PROBLEM DETAILS: Lines containing the word "React" are to be located and copied.
┏━━
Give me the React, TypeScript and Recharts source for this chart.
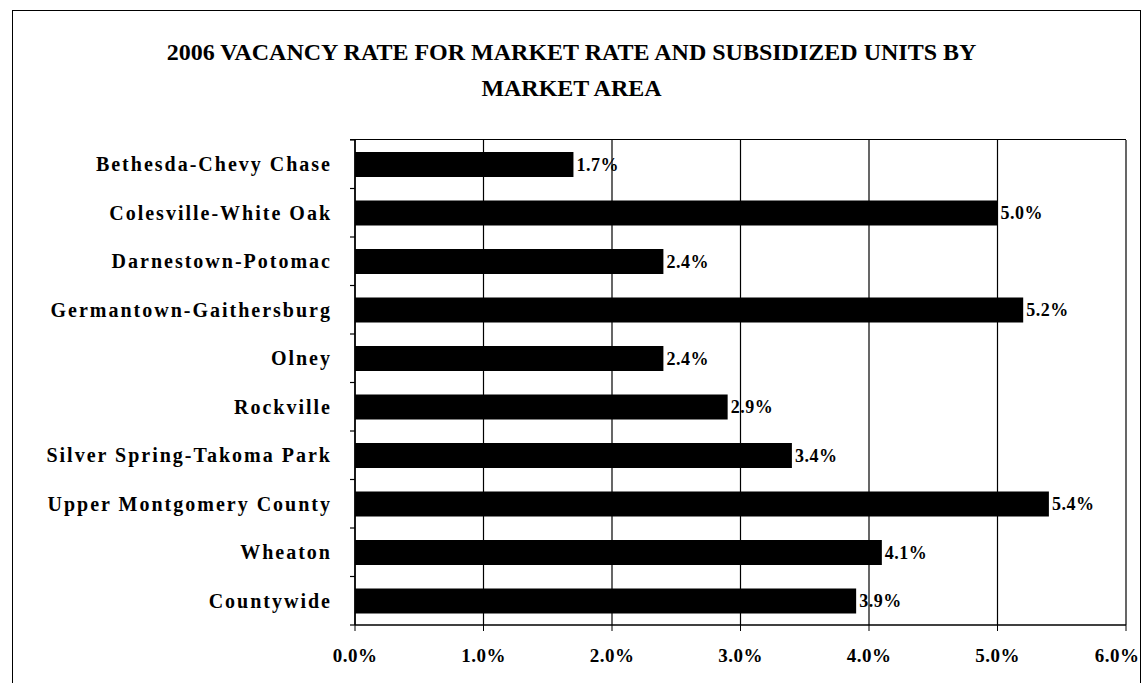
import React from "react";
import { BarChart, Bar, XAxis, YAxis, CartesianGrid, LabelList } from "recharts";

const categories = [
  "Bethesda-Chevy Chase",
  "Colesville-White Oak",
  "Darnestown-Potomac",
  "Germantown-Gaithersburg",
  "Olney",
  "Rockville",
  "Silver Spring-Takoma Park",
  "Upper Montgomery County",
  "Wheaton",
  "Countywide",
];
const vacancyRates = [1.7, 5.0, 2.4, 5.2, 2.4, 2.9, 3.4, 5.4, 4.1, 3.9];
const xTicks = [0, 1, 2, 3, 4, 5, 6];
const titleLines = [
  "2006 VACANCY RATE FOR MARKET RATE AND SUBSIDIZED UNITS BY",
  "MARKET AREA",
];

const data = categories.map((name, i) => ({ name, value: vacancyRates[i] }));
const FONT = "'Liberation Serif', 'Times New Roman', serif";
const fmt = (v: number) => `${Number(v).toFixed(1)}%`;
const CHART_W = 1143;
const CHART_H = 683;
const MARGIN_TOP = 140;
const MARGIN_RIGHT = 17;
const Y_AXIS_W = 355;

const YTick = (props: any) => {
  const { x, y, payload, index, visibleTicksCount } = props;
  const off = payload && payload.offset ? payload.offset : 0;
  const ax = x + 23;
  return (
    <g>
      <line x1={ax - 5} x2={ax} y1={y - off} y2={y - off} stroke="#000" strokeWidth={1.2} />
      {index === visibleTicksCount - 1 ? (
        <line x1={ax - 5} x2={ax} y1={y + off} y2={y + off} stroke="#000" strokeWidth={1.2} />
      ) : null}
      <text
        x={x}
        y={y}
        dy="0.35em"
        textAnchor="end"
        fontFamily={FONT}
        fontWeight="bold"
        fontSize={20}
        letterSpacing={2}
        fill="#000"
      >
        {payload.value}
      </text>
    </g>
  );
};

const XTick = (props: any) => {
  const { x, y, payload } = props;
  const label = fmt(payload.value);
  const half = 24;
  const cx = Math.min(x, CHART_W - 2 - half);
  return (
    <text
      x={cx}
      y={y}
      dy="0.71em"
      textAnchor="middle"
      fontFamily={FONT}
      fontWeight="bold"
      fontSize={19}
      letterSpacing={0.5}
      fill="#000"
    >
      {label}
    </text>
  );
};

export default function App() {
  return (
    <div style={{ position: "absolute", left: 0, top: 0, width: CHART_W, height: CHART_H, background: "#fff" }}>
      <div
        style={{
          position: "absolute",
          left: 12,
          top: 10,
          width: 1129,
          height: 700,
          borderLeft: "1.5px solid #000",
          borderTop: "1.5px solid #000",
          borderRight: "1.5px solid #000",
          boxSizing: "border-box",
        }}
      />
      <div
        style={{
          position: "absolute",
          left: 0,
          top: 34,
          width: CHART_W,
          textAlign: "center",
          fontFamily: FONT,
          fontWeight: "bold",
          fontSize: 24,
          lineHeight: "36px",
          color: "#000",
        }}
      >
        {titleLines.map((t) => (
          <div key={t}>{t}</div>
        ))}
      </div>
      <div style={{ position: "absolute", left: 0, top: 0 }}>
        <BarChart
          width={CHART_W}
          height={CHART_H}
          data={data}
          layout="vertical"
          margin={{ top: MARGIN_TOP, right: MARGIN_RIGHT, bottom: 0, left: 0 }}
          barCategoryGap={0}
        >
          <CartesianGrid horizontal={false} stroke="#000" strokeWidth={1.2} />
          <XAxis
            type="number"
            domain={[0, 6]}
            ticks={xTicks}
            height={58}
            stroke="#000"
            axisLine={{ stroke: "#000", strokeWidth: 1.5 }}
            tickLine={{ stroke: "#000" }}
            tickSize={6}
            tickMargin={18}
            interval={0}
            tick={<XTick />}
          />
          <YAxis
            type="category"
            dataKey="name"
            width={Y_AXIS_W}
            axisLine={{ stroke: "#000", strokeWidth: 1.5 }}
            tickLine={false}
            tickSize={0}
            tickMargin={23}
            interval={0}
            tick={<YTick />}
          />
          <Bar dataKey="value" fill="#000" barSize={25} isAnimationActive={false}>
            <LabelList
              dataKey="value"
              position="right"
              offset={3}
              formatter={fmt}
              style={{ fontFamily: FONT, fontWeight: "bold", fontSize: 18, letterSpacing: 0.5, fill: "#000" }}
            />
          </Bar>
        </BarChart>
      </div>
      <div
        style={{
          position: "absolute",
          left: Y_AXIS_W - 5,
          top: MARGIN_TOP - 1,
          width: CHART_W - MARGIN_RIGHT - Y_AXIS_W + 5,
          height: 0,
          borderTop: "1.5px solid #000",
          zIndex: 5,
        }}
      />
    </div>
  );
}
┗━━
THE SOLUTION:
Give me the React, TypeScript and Recharts source for this chart.
import React from "react";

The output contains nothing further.